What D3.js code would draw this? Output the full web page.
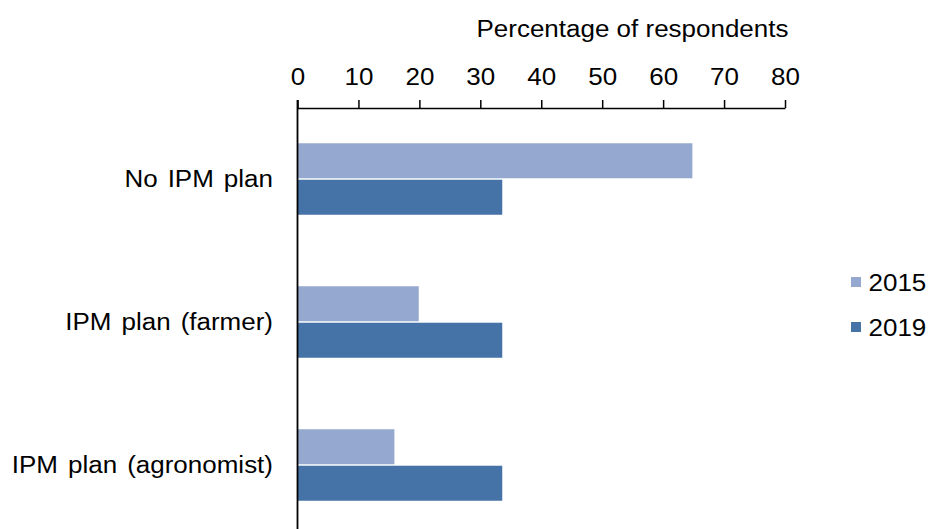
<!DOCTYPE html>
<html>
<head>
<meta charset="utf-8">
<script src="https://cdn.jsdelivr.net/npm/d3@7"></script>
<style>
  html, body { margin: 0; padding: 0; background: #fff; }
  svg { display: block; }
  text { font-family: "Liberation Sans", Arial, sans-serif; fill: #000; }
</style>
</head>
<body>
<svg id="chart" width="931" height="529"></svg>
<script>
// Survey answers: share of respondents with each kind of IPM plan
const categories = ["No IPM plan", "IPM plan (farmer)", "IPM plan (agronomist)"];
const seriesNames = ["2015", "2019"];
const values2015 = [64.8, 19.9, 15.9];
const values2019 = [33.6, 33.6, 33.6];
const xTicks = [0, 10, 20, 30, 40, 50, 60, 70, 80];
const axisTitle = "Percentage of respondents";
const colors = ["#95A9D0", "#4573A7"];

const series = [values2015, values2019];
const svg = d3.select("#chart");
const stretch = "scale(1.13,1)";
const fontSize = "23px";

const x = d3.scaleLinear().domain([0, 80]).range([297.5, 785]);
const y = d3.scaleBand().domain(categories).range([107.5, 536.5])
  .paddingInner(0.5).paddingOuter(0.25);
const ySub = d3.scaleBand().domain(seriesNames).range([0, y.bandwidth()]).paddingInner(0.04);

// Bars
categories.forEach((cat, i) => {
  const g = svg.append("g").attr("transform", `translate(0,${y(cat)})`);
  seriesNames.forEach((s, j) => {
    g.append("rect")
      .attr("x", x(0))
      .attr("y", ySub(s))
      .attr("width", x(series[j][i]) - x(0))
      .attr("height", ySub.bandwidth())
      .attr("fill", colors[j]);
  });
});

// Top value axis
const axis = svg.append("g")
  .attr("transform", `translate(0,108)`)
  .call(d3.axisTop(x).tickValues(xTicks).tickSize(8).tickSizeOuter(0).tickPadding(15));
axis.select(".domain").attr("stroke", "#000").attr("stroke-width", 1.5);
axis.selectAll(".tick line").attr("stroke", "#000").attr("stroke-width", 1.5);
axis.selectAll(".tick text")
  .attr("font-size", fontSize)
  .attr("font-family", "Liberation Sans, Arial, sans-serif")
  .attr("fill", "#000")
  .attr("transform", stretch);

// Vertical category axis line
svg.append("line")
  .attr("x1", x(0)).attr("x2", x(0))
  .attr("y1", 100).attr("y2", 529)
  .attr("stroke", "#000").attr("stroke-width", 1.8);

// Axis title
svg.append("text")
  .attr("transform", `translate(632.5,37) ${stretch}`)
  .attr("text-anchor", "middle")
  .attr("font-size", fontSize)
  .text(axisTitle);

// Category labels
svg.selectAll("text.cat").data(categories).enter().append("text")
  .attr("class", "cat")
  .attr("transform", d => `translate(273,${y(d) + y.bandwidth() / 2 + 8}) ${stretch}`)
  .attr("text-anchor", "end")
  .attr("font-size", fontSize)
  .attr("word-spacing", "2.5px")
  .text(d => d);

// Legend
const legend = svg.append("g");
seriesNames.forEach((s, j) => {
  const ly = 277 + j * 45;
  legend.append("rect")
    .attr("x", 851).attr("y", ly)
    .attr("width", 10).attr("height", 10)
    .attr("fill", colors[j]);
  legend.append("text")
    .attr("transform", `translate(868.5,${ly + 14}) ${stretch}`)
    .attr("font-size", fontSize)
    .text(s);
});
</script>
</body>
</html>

■ ■ ■

◆ **PROBLEM STATEMENT**: Make an exact copy of the data above, pictures excluded.

◆ **SOLUTION BELOW**:
What D3.js code would draw this? Output the full web page.
<!DOCTYPE html>
<html>
<head>
<meta charset="utf-8">
<script src="https://cdn.jsdelivr.net/npm/d3@7"></script>
<style>
  html, body { margin: 0; padding: 0; background: #fff; }
  svg { display: block; }
  text { font-family: "Liberation Sans", Arial, sans-serif; fill: #000; }
</style>
</head>
<body>
<svg id="chart" width="931" height="529"></svg>
<script>
// Survey answers: share of respondents with each kind of IPM plan
const categories = ["No IPM plan", "IPM plan (farmer)", "IPM plan (agronomist)"];
const seriesNames = ["2015", "2019"];
const values2015 = [64.8, 19.9, 15.9];
const values2019 = [33.6, 33.6, 33.6];
const xTicks = [0, 10, 20, 30, 40, 50, 60, 70, 80];
const axisTitle = "Percentage of respondents";
const colors = ["#95A9D0", "#4573A7"];

const series = [values2015, values2019];
const svg = d3.select("#chart");
const stretch = "scale(1.13,1)";
const fontSize = "23px";

const x = d3.scaleLinear().domain([0, 80]).range([297.5, 785]);
const y = d3.scaleBand().domain(categories).range([107.5, 536.5])
  .paddingInner(0.5).paddingOuter(0.25);
const ySub = d3.scaleBand().domain(seriesNames).range([0, y.bandwidth()]).paddingInner(0.04);

// Bars
categories.forEach((cat, i) => {
  const g = svg.append("g").attr("transform", `translate(0,${y(cat)})`);
  seriesNames.forEach((s, j) => {
    g.append("rect")
      .attr("x", x(0))
      .attr("y", ySub(s))
      .attr("width", x(series[j][i]) - x(0))
      .attr("height", ySub.bandwidth())
      .attr("fill", colors[j]);
  });
});

// Top value axis
const axis = svg.append("g")
  .attr("transform", `translate(0,108)`)
  .call(d3.axisTop(x).tickValues(xTicks).tickSize(8).tickSizeOuter(0).tickPadding(15));
axis.select(".domain").attr("stroke", "#000").attr("stroke-width", 1.5);
axis.selectAll(".tick line").attr("stroke", "#000").attr("stroke-width", 1.5);
axis.selectAll(".tick text")
  .attr("font-size", fontSize)
  .attr("font-family", "Liberation Sans, Arial, sans-serif")
  .attr("fill", "#000")
  .attr("transform", stretch);

// Vertical category axis line
svg.append("line")
  .attr("x1", x(0)).attr("x2", x(0))
  .attr("y1", 100).attr("y2", 529)
  .attr("stroke", "#000").attr("stroke-width", 1.8);

// Axis title
svg.append("text")
  .attr("transform", `translate(632.5,37) ${stretch}`)
  .attr("text-anchor", "middle")
  .attr("font-size", fontSize)
  .text(axisTitle);

// Category labels
svg.selectAll("text.cat").data(categories).enter().append("text")
  .attr("class", "cat")
  .attr("transform", d => `translate(273,${y(d) + y.bandwidth() / 2 + 8}) ${stretch}`)
  .attr("text-anchor", "end")
  .attr("font-size", fontSize)
  .attr("word-spacing", "2.5px")
  .text(d => d);

// Legend
const legend = svg.append("g");
seriesNames.forEach((s, j) => {
  const ly = 277 + j * 45;
  legend.append("rect")
    .attr("x", 851).attr("y", ly)
    .attr("width", 10).attr("height", 10)
    .attr("fill", colors[j]);
  legend.append("text")
    .attr("transform", `translate(868.5,${ly + 14}) ${stretch}`)
    .attr("font-size", fontSize)
    .text(s);
});
</script>
</body>
</html>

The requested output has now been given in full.